The shared experience didn’t only present a more comfortable environment when preparing for the NFL Combine in February and UW’s Pro Day in March. It also provided them with familiar camaraderie away from the gym and practice field — whether that came from savoring a 33-ounce “Chef’s Cut” ribeye at Mastro’s Steakhouse or making fun of Benzschawel’s poor golf game.
“He can’t hit the ball off the ground,” Deiter said. “He just tops it every time. It was really bad.”
The New York Giants, who could use more help along the offensive line, appear to have taken a greater interest in the trio than anyone.
The nation's best running back recently joined the Badgers' track and field team, per a UW official, and is set to run in the 4X100-meter relay at the Penn Relays later this week.

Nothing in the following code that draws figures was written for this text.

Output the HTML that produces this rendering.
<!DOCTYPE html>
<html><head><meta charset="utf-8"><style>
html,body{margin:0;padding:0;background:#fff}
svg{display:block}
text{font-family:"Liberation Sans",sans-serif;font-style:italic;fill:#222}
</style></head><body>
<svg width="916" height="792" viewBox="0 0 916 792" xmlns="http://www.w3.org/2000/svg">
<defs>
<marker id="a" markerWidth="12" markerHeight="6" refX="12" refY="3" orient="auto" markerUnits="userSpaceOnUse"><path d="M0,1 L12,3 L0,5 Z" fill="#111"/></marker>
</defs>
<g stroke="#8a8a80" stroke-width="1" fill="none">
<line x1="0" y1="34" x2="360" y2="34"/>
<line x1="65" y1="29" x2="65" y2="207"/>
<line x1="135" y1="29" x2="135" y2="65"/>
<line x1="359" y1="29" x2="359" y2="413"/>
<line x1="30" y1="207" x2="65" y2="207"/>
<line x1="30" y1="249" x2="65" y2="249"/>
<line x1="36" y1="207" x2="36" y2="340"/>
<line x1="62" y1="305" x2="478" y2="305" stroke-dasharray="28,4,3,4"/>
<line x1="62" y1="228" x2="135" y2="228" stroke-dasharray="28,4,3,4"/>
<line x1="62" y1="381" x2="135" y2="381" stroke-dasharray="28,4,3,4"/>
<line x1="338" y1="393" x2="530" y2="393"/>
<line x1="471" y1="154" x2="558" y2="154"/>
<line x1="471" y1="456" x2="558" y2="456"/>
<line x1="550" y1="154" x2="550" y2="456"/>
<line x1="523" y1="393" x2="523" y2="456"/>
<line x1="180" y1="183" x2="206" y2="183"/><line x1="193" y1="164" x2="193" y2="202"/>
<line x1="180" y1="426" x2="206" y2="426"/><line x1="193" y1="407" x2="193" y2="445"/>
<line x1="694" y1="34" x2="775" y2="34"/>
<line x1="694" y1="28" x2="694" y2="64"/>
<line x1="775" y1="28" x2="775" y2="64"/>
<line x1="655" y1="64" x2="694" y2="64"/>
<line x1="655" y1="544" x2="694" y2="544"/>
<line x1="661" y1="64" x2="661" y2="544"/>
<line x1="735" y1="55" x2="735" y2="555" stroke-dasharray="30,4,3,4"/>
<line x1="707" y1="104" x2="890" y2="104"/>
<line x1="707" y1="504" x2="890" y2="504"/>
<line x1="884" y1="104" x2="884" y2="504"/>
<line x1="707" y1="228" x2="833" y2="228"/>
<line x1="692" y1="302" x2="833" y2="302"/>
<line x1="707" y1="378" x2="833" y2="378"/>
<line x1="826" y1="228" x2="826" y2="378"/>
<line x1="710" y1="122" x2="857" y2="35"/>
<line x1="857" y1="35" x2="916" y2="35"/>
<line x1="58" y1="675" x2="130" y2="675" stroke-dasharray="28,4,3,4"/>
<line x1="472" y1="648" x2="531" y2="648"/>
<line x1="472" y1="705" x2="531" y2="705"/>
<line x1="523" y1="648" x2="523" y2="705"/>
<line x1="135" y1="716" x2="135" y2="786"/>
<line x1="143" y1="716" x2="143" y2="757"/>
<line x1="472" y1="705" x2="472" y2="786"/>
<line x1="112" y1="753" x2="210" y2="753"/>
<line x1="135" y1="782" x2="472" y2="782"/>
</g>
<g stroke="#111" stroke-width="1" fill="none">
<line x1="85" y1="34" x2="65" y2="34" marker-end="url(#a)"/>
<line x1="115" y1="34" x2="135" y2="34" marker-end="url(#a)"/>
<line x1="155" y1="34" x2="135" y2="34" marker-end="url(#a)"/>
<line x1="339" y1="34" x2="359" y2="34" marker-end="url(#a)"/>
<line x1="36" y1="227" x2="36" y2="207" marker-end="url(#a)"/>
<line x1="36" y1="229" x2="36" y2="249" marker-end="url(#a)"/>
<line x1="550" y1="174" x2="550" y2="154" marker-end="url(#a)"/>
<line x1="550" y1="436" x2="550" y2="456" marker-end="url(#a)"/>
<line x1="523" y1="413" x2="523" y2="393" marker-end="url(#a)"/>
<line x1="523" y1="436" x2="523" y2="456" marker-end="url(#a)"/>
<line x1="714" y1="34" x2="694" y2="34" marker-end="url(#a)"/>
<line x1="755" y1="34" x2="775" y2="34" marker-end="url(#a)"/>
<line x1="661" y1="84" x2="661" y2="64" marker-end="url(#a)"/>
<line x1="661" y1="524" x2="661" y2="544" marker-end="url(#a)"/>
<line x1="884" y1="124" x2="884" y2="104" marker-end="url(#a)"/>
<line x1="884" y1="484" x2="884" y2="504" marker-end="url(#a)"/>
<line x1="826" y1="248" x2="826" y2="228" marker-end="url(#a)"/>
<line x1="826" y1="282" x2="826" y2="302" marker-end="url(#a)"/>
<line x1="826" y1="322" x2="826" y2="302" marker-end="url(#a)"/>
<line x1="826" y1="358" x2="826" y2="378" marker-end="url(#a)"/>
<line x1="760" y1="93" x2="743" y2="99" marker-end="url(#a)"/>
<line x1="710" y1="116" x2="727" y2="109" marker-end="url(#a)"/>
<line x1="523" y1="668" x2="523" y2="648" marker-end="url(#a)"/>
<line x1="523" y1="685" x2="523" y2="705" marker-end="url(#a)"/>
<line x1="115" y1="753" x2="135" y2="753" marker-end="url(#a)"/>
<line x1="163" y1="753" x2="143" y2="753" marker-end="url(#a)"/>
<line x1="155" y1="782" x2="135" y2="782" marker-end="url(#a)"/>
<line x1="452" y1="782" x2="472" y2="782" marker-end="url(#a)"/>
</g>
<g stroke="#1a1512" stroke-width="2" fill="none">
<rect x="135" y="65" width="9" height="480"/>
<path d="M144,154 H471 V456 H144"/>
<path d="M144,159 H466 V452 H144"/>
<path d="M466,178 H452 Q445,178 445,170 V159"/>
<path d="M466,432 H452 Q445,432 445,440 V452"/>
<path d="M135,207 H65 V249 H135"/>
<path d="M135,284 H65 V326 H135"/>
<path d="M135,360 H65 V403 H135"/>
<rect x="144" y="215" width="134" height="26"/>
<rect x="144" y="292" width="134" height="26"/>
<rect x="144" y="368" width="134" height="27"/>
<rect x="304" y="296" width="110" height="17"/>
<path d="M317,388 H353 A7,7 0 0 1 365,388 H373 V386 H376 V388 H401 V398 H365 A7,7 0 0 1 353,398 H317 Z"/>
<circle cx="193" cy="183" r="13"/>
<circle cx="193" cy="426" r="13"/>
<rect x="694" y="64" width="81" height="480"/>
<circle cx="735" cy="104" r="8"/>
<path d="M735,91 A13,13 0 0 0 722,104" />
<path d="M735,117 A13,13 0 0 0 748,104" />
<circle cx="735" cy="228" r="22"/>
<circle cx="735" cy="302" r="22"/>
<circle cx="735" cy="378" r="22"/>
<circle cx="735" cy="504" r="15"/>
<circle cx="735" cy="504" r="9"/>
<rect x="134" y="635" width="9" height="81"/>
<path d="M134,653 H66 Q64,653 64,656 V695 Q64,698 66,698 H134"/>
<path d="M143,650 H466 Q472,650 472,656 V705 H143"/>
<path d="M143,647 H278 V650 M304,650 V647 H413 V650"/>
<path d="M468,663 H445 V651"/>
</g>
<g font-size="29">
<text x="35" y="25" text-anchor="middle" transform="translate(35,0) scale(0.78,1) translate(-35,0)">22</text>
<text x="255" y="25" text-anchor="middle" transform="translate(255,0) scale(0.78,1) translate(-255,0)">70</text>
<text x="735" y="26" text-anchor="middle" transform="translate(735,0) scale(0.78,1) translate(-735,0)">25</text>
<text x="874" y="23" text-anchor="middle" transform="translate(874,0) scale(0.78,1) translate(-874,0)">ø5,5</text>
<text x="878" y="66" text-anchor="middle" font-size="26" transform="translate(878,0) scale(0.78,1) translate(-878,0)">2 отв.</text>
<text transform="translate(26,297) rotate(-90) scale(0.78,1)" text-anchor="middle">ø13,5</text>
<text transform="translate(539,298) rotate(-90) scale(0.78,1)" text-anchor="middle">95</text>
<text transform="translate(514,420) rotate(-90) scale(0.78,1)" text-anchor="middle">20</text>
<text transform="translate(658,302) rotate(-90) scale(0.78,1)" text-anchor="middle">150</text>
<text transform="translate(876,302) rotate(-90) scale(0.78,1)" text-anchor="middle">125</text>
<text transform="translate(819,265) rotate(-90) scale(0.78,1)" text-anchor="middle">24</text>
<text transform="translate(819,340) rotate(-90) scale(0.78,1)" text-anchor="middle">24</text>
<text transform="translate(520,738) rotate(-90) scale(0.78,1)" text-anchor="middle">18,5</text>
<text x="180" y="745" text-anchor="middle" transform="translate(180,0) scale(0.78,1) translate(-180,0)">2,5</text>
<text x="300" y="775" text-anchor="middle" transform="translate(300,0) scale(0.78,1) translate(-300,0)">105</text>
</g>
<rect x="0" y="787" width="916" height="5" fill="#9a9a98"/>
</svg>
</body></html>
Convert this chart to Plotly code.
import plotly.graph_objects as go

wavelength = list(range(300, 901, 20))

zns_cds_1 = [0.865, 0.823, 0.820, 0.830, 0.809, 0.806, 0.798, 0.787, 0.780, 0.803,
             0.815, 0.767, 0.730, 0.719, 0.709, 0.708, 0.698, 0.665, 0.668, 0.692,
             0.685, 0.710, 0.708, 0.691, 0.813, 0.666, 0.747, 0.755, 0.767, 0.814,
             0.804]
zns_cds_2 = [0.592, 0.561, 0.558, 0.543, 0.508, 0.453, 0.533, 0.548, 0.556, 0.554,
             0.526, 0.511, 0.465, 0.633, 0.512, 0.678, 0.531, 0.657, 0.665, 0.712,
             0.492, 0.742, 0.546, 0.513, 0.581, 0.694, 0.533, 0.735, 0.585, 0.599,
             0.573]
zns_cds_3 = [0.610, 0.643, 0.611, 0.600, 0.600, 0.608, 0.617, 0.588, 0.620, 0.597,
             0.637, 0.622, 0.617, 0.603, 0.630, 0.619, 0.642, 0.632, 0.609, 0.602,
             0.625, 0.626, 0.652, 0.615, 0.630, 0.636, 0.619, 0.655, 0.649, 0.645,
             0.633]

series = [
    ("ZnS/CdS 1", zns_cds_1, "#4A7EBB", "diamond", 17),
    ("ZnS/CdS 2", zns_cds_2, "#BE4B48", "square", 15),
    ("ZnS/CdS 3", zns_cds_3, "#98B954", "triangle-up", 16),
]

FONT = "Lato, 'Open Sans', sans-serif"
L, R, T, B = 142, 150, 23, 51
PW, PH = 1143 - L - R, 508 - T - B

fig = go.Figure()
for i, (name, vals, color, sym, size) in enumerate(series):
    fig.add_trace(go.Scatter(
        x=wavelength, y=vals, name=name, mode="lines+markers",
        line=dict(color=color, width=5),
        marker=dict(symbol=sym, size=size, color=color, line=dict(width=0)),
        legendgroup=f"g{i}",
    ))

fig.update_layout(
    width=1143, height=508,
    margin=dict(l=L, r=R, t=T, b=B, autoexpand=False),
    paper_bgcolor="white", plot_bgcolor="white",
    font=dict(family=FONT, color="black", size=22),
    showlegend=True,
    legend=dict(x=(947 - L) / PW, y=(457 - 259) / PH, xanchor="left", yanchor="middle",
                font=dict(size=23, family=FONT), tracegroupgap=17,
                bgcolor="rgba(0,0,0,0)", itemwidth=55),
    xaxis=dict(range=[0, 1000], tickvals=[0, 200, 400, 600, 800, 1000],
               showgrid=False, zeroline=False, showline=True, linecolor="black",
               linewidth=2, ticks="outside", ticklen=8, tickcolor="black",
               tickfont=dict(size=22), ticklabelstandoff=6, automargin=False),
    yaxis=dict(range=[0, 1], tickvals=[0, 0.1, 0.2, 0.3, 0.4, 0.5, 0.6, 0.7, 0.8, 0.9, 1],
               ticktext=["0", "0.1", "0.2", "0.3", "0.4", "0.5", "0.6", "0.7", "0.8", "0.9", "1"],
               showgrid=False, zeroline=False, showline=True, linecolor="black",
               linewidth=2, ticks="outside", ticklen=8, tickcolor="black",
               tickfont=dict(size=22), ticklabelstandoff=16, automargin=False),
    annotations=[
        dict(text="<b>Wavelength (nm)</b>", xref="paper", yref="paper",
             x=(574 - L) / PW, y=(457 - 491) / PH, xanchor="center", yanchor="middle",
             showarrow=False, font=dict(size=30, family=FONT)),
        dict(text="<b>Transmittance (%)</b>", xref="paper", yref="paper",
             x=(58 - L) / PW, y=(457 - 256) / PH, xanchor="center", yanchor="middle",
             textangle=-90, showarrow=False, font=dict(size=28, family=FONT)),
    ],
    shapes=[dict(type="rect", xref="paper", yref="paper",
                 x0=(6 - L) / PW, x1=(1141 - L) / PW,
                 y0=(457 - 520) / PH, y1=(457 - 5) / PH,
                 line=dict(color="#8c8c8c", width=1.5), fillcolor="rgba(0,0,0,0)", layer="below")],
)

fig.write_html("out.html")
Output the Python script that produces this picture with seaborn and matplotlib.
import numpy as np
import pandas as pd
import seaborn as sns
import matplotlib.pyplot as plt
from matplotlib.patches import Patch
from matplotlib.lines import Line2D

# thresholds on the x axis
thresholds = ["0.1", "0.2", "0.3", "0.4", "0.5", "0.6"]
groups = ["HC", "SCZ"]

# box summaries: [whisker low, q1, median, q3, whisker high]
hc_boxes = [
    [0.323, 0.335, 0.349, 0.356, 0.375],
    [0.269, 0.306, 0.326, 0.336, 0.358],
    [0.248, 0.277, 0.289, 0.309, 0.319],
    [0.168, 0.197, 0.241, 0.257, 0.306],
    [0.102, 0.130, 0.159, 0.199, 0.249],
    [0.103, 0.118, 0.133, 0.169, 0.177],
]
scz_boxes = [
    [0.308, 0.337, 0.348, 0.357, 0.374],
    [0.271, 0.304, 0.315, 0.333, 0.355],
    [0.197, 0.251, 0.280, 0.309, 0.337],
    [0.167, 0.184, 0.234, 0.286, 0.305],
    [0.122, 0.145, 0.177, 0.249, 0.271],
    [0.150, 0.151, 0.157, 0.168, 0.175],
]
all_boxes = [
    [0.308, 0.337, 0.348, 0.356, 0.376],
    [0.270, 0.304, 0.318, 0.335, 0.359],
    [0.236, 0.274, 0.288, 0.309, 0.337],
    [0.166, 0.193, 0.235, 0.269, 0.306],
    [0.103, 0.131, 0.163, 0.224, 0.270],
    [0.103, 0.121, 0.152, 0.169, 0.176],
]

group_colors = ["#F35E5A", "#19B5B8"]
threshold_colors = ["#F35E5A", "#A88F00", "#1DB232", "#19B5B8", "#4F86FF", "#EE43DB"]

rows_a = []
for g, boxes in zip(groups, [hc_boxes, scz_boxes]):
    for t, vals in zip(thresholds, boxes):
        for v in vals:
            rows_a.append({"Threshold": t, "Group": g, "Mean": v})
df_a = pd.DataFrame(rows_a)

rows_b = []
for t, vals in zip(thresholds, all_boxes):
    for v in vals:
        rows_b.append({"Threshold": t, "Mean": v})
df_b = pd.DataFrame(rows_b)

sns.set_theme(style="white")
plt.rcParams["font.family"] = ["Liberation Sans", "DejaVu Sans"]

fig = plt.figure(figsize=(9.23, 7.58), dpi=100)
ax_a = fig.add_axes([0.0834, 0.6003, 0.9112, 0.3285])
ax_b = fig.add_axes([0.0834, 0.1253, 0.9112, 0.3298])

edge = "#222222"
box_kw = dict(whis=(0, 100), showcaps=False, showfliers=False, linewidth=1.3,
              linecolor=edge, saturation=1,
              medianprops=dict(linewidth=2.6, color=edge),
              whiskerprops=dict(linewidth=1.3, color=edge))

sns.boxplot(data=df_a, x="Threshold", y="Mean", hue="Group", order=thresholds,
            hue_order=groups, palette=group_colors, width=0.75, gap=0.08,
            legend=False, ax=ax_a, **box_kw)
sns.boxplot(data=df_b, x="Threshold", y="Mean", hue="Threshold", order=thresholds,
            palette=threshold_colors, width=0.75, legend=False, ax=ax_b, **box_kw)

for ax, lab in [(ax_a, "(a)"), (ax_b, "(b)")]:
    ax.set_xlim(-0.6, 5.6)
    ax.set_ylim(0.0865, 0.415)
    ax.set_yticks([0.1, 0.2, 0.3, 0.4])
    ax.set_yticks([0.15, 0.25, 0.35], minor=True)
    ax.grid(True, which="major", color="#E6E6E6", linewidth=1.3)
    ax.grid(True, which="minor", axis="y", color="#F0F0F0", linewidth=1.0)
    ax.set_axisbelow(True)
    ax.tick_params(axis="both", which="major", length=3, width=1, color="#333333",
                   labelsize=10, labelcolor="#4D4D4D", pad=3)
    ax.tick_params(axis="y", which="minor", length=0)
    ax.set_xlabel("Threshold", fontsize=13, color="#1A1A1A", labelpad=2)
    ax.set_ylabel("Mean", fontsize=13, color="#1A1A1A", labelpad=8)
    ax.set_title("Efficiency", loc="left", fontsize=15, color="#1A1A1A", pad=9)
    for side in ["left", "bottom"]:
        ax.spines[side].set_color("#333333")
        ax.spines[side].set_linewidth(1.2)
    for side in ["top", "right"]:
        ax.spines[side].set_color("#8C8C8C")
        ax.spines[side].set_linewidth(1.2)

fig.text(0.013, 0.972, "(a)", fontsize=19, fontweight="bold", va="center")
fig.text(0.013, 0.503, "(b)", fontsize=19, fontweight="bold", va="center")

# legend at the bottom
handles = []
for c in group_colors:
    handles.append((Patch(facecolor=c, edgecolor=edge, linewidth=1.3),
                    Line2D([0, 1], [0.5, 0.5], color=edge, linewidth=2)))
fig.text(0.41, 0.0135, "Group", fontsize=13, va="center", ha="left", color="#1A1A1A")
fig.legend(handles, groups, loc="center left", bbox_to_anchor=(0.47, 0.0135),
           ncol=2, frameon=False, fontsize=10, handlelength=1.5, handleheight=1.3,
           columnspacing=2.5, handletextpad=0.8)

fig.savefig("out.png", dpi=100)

Their offensive line coach, Hal Hunter, led the group’s on-field drills at UW’s Pro Day. The Giants also conducted a knowledge-based evaluation with David Edwards following those workouts and later brought Deiter to New York for a visit.
“They’ll teach you something, get you on the board,” David Edwards said. “Then they’ll ask you to basically teach it back, and sometimes explain your offensive scheme in some fashion.”
David Edwards’ draft stock is perhaps the most volatile heading into this week. He played 10 games last season while battling through a debilitating shoulder injury and said in December that he put some things on tape that “make me sick.”
He returned to UW after his sophomore year in 2017 despite receiving a second-round grade from the NFL College Advisory Committee and opted to skip his senior season despite the injury.
“I was surprised he came out,” Kiper said. “I thought he would go back for another year. He didn’t. You look at where he is when he’s physically at 100 percent, you say, ‘OK, you look like a potential first-, second-round pick.’”
Edwards said in March that he never saw the advisory committee’s grade this time around, but based on what he’s heard, he expected to be a Day 2 selection.
Some more recent mock drafts slot him more towards the later rounds, however, and the final version of Kiper’s top 300 released this week ranks him No. 173 overall — equivalent to a fifth-round pick.
Nothing’s certain come draft day. Deiter and Benzschawel may also need to sit through hours of draft coverage Friday or Saturday before hearing their names called.
“Second, third day — I’ve heard it all,” Benzschawel said.
All three, however, have the experience and talent to make an NFL roster and immediately help out a new team.
As someone with an up-close view from their first days at UW until the latter stages of the pre-draft process, T.J. Edwards knows the capability of each one.
“I think they’re all kind of the same but they all have their own strengths,” he said. “Dave is just so big and his arms are so long that he’s able to kind of stay square on you, and he’s hard to beat around the edge. Deiter and Beau I’ve gone against for four years, five years now. Beau, you really feel his true power when he hits you, and Deiter is more of a technically sound guy.
“They’re special, and I think each one of them is different in their own way. I think that’s why we’ve had success for such a long time. It’s really impressive.”